BILLY THOMPSON ROAMS THE WEST
During his
years of running from the law, Billy Thompson drifted into Arizona and in
Tombstone made friends with Wells Fargo agent Fred Dodge. In January 1892
Dodge was in Houston investigating the late night robbery of the Wells
Fargo office there. Billy gave Dodge his first tip as to who pulled off
the heist. Within days, Dodge knew the identities of all the men involved,
but was unable to recover any of the stolen money, the robbers having lost
it all playing faro.
Billy
Thompson tried Cripple Creek, Colorado, however Houston and occasionally
Galveston remained his home until the late summer of 1897. Sick and ailing
from an abscess in the stomach he was taken to a Catholic hospital in
Houston named Saint Joseph’s. Even with this care, the end came quickly.
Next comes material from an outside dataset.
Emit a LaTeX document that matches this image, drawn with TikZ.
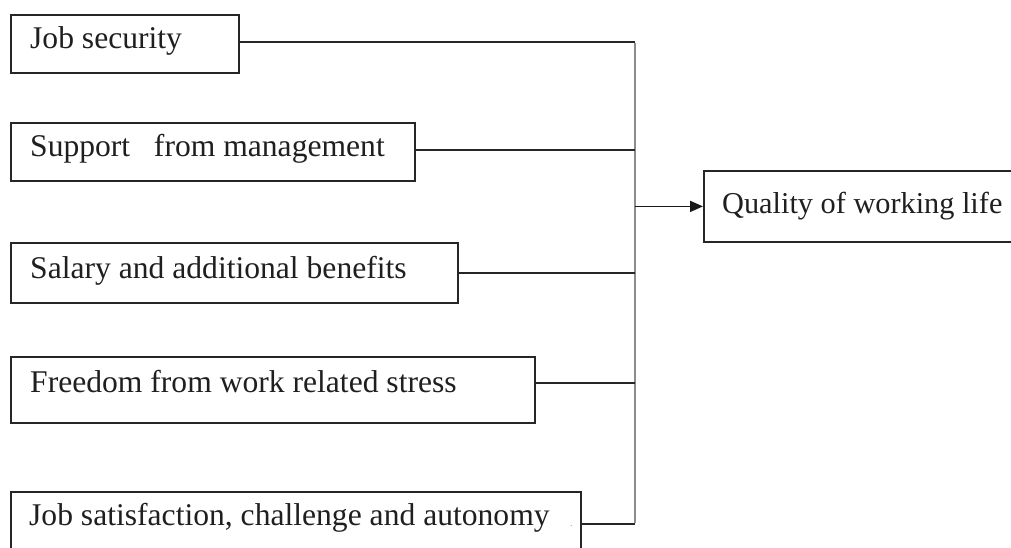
\documentclass[tikz,border=0pt]{standalone}
\usepackage{fontspec}
\setmainfont{Liberation Serif}
\usetikzlibrary{arrows.meta,calc}
\begin{document}
\begin{tikzpicture}[x=1pt,y=-1pt,
  factor/.style={draw=black!85,line width=1.8pt,rectangle,inner sep=0pt,anchor=north west},
  lbl/.style={anchor=base west,inner sep=0pt,font=\fontsize{31.6}{36}\selectfont,text=black!88},
  link/.style={draw=black!85,line width=1.8pt},
  spineline/.style={draw=black!45,line width=2.6pt},
  arr/.style={draw=black!90,line width=1.8pt,-{Triangle[length=13pt,width=11pt]}}]
\useasboundingbox (0,0) rectangle (1011,548);
% boxes
\node[factor,minimum width=228pt,minimum height=58pt] (b1) at (10,14) {};
\node[factor,minimum width=404pt,minimum height=58pt] (b2) at (10,122) {};
\node[factor,minimum width=447pt,minimum height=60pt] (b3) at (10,242) {};
\node[factor,minimum width=524pt,minimum height=66pt] (b4) at (10,356) {};
\node[factor,minimum width=570pt,minimum height=66pt] (b5) at (10,491) {};
\node[factor,minimum width=330pt,minimum height=71pt] (q) at (703,170) {};
% labels
\node[lbl] (t1) at (30,49) {Job security};
\node[lbl] (t2) at (30,157) {Support\ \ \ from management};
\node[lbl] (t3) at (30,278) {Salary and additional benefits};
\node[lbl] (t4) at (30,392) {Freedom from work related stress};
\node[lbl] (t5) at (29,525) {Job satisfaction, challenge and autonomy};
\node[anchor=base west,inner sep=0pt,font=\fontsize{10}{12}\selectfont,text=black!40] (dot) at (570,526) {.};
\node[lbl,font=\fontsize{30.3}{36}\selectfont] (tq) at (722,213) {Quality of working life};
% spine
\coordinate (top) at (635,42);
\coordinate (bot) at (635,524);
\draw[spineline] ([yshift=-1.3pt]top) -- ([yshift=1.3pt]bot);
% connector start points on box edges
\coordinate (c1) at ($(b1.north east)+(0,28)$);
\coordinate (c2) at ($(b2.north east)+(0,28)$);
\coordinate (c3) at ($(b3.north east)+(0,31)$);
\coordinate (c4) at ($(b4.north east)+(0,27)$);
\coordinate (c5) at ($(b5.north east)+(0,33)$);
\draw[link] (c1) -- (c1 -| top);
\draw[link] (c2) -- (c2 -| top);
\draw[link] (c3) -- (c3 -| top);
\draw[link] (c4) -- (c4 -| top);
\draw[link] (c5) -- (c5 -| bot);
\draw[arr] (q.west -| top) -- (q.west);
\end{tikzpicture}
\end{document}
On Monday afternoon, September 6th, at the age of fifty-two he
died, and later that evening by telephone his brother-in-law Robert Gill
was notified of his passing. Gill directed that Billy’s remains be
shipped to Bastrop for interment. With his two younger sisters among the
mourners, Billy Thompson’s funeral services were officiated by Rev. D.
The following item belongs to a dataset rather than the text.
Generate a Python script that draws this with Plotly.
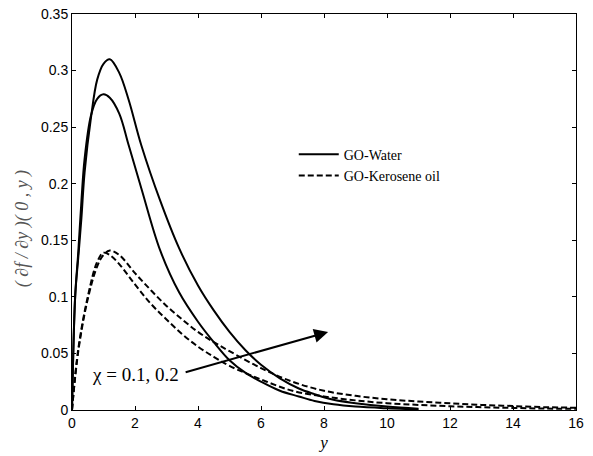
import plotly.graph_objects as go

# GO-Water curves (solid)
x_water = [0, 0.1, 0.2, 0.3, 0.4, 0.6, 0.8, 1.0, 1.2, 1.5, 1.8, 2.2, 2.8, 3.4, 4.0, 4.5, 5.0, 5.5, 6.0, 6.6, 7.2, 7.7, 8.3, 9.0, 10.0, 11.0]
water_a = [0, 0.10, 0.135, 0.17, 0.21, 0.258, 0.292, 0.306, 0.31, 0.298, 0.274, 0.234, 0.185, 0.143, 0.110, 0.088, 0.069, 0.053, 0.040, 0.028, 0.019, 0.014, 0.009, 0.006, 0.003, 0.001]
water_b = [0, 0.10, 0.14, 0.185, 0.222, 0.26, 0.275, 0.279, 0.276, 0.262, 0.234, 0.196, 0.141, 0.104, 0.078, 0.060, 0.044, 0.033, 0.025, 0.017, 0.012, 0.008, 0.005, 0.003, 0.0015, 0.0005]

# GO-Kerosene oil curves (dashed)
x_kero = [0, 0.2, 0.5, 0.8, 1.0, 1.2, 1.5, 2.0, 2.5, 3.0, 3.5, 4.0, 4.5, 5.0, 6.0, 7.0, 8.0, 9.0, 10.0, 11.0, 12.0, 13.0, 14.0, 15.0, 16.0]
kero_a = [0, 0.052, 0.098, 0.127, 0.137, 0.141, 0.137, 0.121, 0.106, 0.092, 0.080, 0.069, 0.060, 0.052, 0.037, 0.025, 0.017, 0.0125, 0.0095, 0.0075, 0.006, 0.0045, 0.0035, 0.0025, 0.002]
kero_b = [0, 0.054, 0.100, 0.131, 0.139, 0.137, 0.129, 0.111, 0.094, 0.080, 0.067, 0.056, 0.047, 0.039, 0.027, 0.017, 0.012, 0.0085, 0.006, 0.0045, 0.0033, 0.0025, 0.0018, 0.0013, 0.001]

x_ticks = [0, 2, 4, 6, 8, 10, 12, 14, 16]
y_ticks = [0, 0.05, 0.1, 0.15, 0.2, 0.25, 0.3, 0.35]
y_tick_labels = ["0", "0.05", "0.1", "0.15", "0.2", "0.25", "0.3", "0.35"]

serif = "Liberation Serif, Times New Roman, serif"
sans = "Liberation Sans, Arial, sans-serif"

fig = go.Figure()
solid = dict(color="black", width=2)
dashed = dict(color="black", width=2, dash="6px,3px")
fig.add_trace(go.Scatter(x=x_water, y=water_a, mode="lines", line=dict(**solid, shape="spline"), name="GO-Water"))
fig.add_trace(go.Scatter(x=x_water, y=water_b, mode="lines", line=dict(**solid, shape="spline"), showlegend=False))
fig.add_trace(go.Scatter(x=x_kero, y=kero_a, mode="lines", line=dict(**dashed, shape="spline"), name="GO-Kerosene oil"))
fig.add_trace(go.Scatter(x=x_kero, y=kero_b, mode="lines", line=dict(**dashed, shape="spline"), showlegend=False))

fig.add_annotation(x=8.13, y=0.069, ax=3.56, ay=0.033, axref="x", ayref="y", xref="x", yref="y",
                   text="", showarrow=True, arrowhead=2, arrowsize=1.4, arrowwidth=2, arrowcolor="black")
fig.add_annotation(x=2.0, y=0.031, xref="x", yref="y", text="χ = 0.1, 0.2", showarrow=False,
                   font=dict(family=serif, size=19, color="black"))
# y-axis title
fig.add_annotation(x=-0.099, y=0.457, xref="paper", yref="paper", text="<i>( ∂f / ∂y )( 0 , y )</i>",
                   showarrow=False, textangle=-90, xanchor="center", yanchor="middle",
                   font=dict(family=serif, size=18, color="#555555"))

axis_common = dict(showline=True, linecolor="black", linewidth=1, mirror="ticks", ticks="inside",
                   ticklen=4, tickcolor="black", showgrid=False, zeroline=False, automargin=False,
                   tickfont=dict(family=sans, size=14, color="black"))

fig.update_xaxes(range=[0, 16], tickvals=x_ticks,
                 title=dict(text="<i>y</i>", font=dict(family=serif, size=17, color="black"), standoff=6),
                 **axis_common)
fig.update_yaxes(range=[0, 0.35], tickvals=y_ticks, ticktext=y_tick_labels, **axis_common)

fig.update_layout(
    width=593, height=456,
    margin=dict(l=72, r=17, t=14, b=46),
    plot_bgcolor="white", paper_bgcolor="white",
    legend=dict(x=0.44, y=0.685, xanchor="left", yanchor="top", bgcolor="rgba(0,0,0,0)",
                font=dict(family=serif, size=14, color="black"), tracegroupgap=0, itemwidth=40),
)

fig.write_html("out.html")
H. Hotchkiss of the Bastrop Methodist Church. A long cortege of friends
and relatives followed the hearse to Fairview Cemetery where his body was
consigned to the earth. Probably out of respect for his sisters, the
Bastrop Advertiser made no mention of his violent past. The Austin
Statesman published nothing about his life or passing, but other Texas
newspapers drew attention to the event. Remembering Billy Thompson with a
memory fonder then the facts would suggest the San Antonio Express wrote
"…though no means recognized as hard a citizen as his elder
brother, [Billy Thompson] was still a man who carried half a dozen notches
on his gun. His career as a gambler is hard to follow, it was one of
travel and adventure. He had a roving spirit and in his ramblings travelled
from the California slopes to the Mississippi river. Those were wild days,
and a rover must have met with many thrilling incidents. He could have had
a much longer record as a killer than he achieved, if he so desired as
several men tried him out at different times, but were allowed to go after
Thompson could have killed them."
Many years
later one expert on western gunfighters expressed the following opinion of
Billy Thompson. "Mean, vicious, vindictive and totally
unpredictable, Billy’s survival was remarkable."
His ability
to dodge the law for so many years and escape from custody at least four
times was indeed remarkable. Chuck Parsons, another prominent western
history researcher and author of a dozen books, offered up this
explanation on how Billy Thompson lasted so long. "He must have been
everybody’s pal, how else could he have survived to die with his boots
off in a nice clean hospital bed." His older brother’s help and a
tremendous amount of luck must have been part of it too.